Biden Policy Angers Low-Wage Workers and Immigrants in Wisconsin

Biden on Policy (Credits: The Guardian)

In Wisconsin, a diverse group of low-wage workers and immigrants has taken a stand against President Joe Biden‘s approach to the conflict in Gaza, calling for an open vote in the upcoming Democratic primary.

This movement, galvanized by a similar effort in Michigan that criticized Biden for his military support to Israel, has garnered support from grassroots trade union members disappointed with the President’s actions.

Biden with Wisconsin union members (Credits: Colorado Springs Gazette)

Janan Najeeb, leading the initiative dubbed “Listen to Wisconsin,” emphasized the active participation of labor individuals. The conflict between Israel and Hamas has sparked a debate within the labor movement, with many members using their unions to demand the U.S. administration press Israel to cease the hostilities.

Jacob Flom, representing Milwaukee Public Museum workers and a Milwaukee Area Labor Council member, expressed a sense of duty among trade unionists to show solidarity and pressure both elected officials and unions to take a stronger stance against U.S. support for the actions in Gaza.

Despite the fervor among certain union members, major U.S. unions have largely avoided endorsing the protest vote. Similarly, Wisconsin’s unions have not officially supported this movement, as noted in reports.

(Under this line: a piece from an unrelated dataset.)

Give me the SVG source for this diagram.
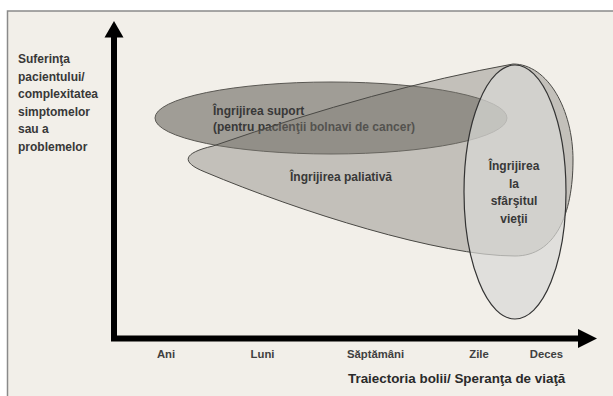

President leans into ‘Bidenomics’ (Credits: Wisconsin Examiner)

Christine Neumann-Ortiz, head of Voces de la Frontera, an organization advocating for immigrants’ rights, supports the “Listen to Wisconsin” campaign. For her and the members of the Latino voter network she represents, choosing an open vote critiques Biden’s immigration policies, particularly his push for stricter measures at the southern border and limitations on asylum seekers.

Neumann-Ortiz argues that Biden should utilize his executive powers to extend protections for undocumented immigrants. In the 2022 midterm elections, her organization was pivotal in rallying support for the Democratic Party.

Through direct outreach, volunteer members contacted tens of thousands of voters, further amplifying their influence via phone banking and door-to-door campaigns to sway the political world in favor of their causes.